## [Request]
Take the listing from its first line through the line that contains "fig.add_artist(Line2D([9 / W, 9" and please retype those lines exactly, leaving out the pictures.

## [Given data]

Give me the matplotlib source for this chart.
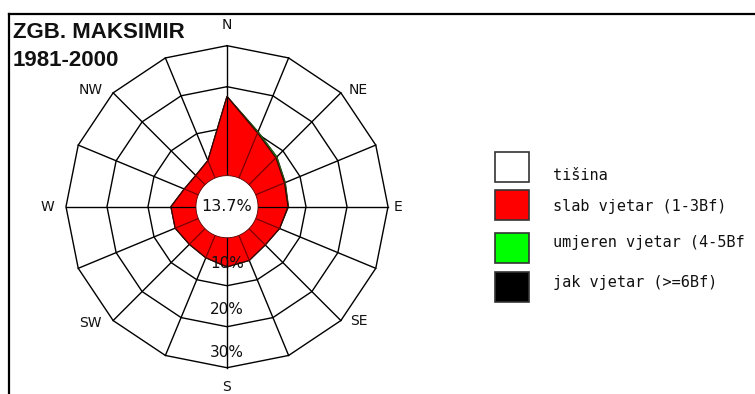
import numpy as np
import matplotlib
matplotlib.use("Agg")
import matplotlib.pyplot as plt
from matplotlib.lines import Line2D
from matplotlib.patches import Rectangle

# Wind rose data: frequency (%) per direction for each Beaufort class
directions = ["N", "NNE", "NE", "ENE", "E", "ESE", "SE", "SSE",
              "S", "SSW", "SW", "WSW", "W", "WNW", "NW", "NNW"]
slab = [17.6, 10.2, 7.6, 5.9, 5.6, 4.6, 3.9, 4.9,
        5.4, 4.2, 3.7, 4.4, 4.4, 2.0, 1.5, 2.9]
umjeren = [0.0, 0.3, 0.3, 0.2, 0.1, 0.0, 0.0, 0.0,
           0.0, 0.0, 0.0, 0.0, 0.0, 0.0, 0.0, 0.0]
jak = [0.0] * 16
calm = 13.7

ring_values = [10, 20, 30]
ring_labels = ["10%", "20%", "30%"]
compass_labels = ["N", "NE", "E", "SE", "S", "SW", "W", "NW"]
legend_labels = ["tišina", "slab vjetar (1-3Bf)", "umjeren vjetar (4-5Bf", "jak vjetar (>=6Bf)"]
legend_colors = ["#ffffff", "#ff0000", "#00ff00", "#000000"]

W, H = 755, 394
fig = plt.figure(figsize=(W / 100, H / 100), dpi=100)
fig.patch.set_facecolor("white")

# frame lines along top and left edge
fig.add_artist(Line2D([9 / W, 1], [1 - 14 / H, 1 - 14 / H], color="black", lw=1.6))
fig.add_artist(Line2D([9 / W, 9 / W], [0, 1 - 14 / H], color="black", lw=1.6))

fig.text(13 / W, 1 - 38 / H, "ZGB. MAKSIMIR", fontsize=16, fontweight="bold",
         family="Liberation Sans", va="baseline", ha="left", color="#111111")
fig.text(13 / W, 1 - 66 / H, "1981-2000", fontsize=16, fontweight="bold",
         family="Liberation Sans", va="baseline", ha="left", color="#111111")

# polar axes: centre at (227, 207) px, radius 180 px
cx, cy, R = 227, H - 206.7, 180
ax = fig.add_axes([(cx - R) / W, (cy - R) / H, 2 * R / W, 2 * R / H], projection="polar")
ax.set_theta_zero_location("N")
ax.set_theta_direction(-1)
r_center = -9.27
r_max = 34.63
ax.set_ylim(r_center, r_max)
ax.axis("off")

theta = np.deg2rad(np.arange(16) * 22.5)
theta_c = np.append(theta, theta[0])
calm_r = -1.7

# polygonal rings
for rv in [0] + ring_values:
    ax.plot(theta_c, [rv] * 17, color="black", lw=1.0, zorder=1)
# spokes
for t in theta:
    ax.plot([t, t], [calm_r, ring_values[-1]], color="black", lw=1.0, zorder=1)

# stacked frequency polygons
red_r = np.array(slab)
green_r = red_r + np.array(umjeren)
black_r = green_r + np.array(jak)
ax.fill(theta_c, np.append(black_r, black_r[0]), color="black", zorder=2)
ax.fill(theta_c, np.append(green_r, green_r[0]), facecolor="#00ff00",
        edgecolor="#2a6a1a", lw=0.6, zorder=2.5)
ax.fill(theta_c, np.append(red_r, red_r[0]), facecolor="#ff0000",
        edgecolor="#3a0000", lw=0.9, zorder=3)
for i, t in enumerate(theta):
    col = "black" if i % 4 == 0 else "#7a0000"
    ax.plot([t, t], [calm_r, red_r[i]], color=col, lw=0.9, zorder=4)

# calm disk in the middle
circ_t = np.linspace(0, 2 * np.pi, 200)
ax.fill(circ_t, [calm_r] * 200, facecolor="white", edgecolor="#5a0000", lw=0.6, zorder=5)
ax.text(0, r_center, f"{calm}%", ha="center", va="center", fontsize=11.5,
        family="DejaVu Sans", color="#111111", zorder=6)

ring_label_r = [4.6, 15.7, 26.3]
for lr, lab in zip(ring_label_r, ring_labels):
    ax.text(np.pi, lr, lab, ha="center", va="center", fontsize=11,
            family="DejaVu Sans", color="#111111", zorder=6)

compass_angle = [0, 48.5, 90, 131, 180, 229.5, 270, 310.5]
compass_r = [35.1, 33.6, 32.4, 33.4, 34.6, 34.5, 34.6, 34.6]
for ang, rr, lab in zip(compass_angle, compass_r, compass_labels):
    ax.text(np.deg2rad(ang), rr, lab, ha="center", va="center", fontsize=10,
            family="DejaVu Sans", color="#111111", zorder=6)

# legend
box_y = [152, 190, 233, 272]
text_y = [176, 206, 243, 282]
for col, lab, by, ty in zip(legend_colors, legend_labels, box_y, text_y):
    fig.add_artist(Rectangle((495 / W, 1 - (by + 30) / H), 34 / W, 30 / H,
                             facecolor=col, edgecolor="#333333", lw=1.2))
    fig.text(553 / W, 1 - ty / H, lab, fontsize=11, family="DejaVu Sans Mono",
             va="center", ha="left", color="#111111")

fig.savefig("out.png", dpi=100, facecolor="white")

## [Exercise result]
Give me the matplotlib source for this chart.
import numpy as np
import matplotlib
matplotlib.use("Agg")
import matplotlib.pyplot as plt
from matplotlib.lines import Line2D
from matplotlib.patches import Rectangle

# Wind rose data: frequency (%) per direction for each Beaufort class
directions = ["N", "NNE", "NE", "ENE", "E", "ESE", "SE", "SSE",
              "S", "SSW", "SW", "WSW", "W", "WNW", "NW", "NNW"]
slab = [17.6, 10.2, 7.6, 5.9, 5.6, 4.6, 3.9, 4.9,
        5.4, 4.2, 3.7, 4.4, 4.4, 2.0, 1.5, 2.9]
umjeren = [0.0, 0.3, 0.3, 0.2, 0.1, 0.0, 0.0, 0.0,
           0.0, 0.0, 0.0, 0.0, 0.0, 0.0, 0.0, 0.0]
jak = [0.0] * 16
calm = 13.7

ring_values = [10, 20, 30]
ring_labels = ["10%", "20%", "30%"]
compass_labels = ["N", "NE", "E", "SE", "S", "SW", "W", "NW"]
legend_labels = ["tišina", "slab vjetar (1-3Bf)", "umjeren vjetar (4-5Bf", "jak vjetar (>=6Bf)"]
legend_colors = ["#ffffff", "#ff0000", "#00ff00", "#000000"]

W, H = 755, 394
fig = plt.figure(figsize=(W / 100, H / 100), dpi=100)
fig.patch.set_facecolor("white")

# frame lines along top and left edge
fig.add_artist(Line2D([9 / W, 1], [1 - 14 / H, 1 - 14 / H], color="black", lw=1.6))
fig.add_artist(Line2D([9 / W, 9 / W], [0, 1 - 14 / H], color="black", lw=1.6))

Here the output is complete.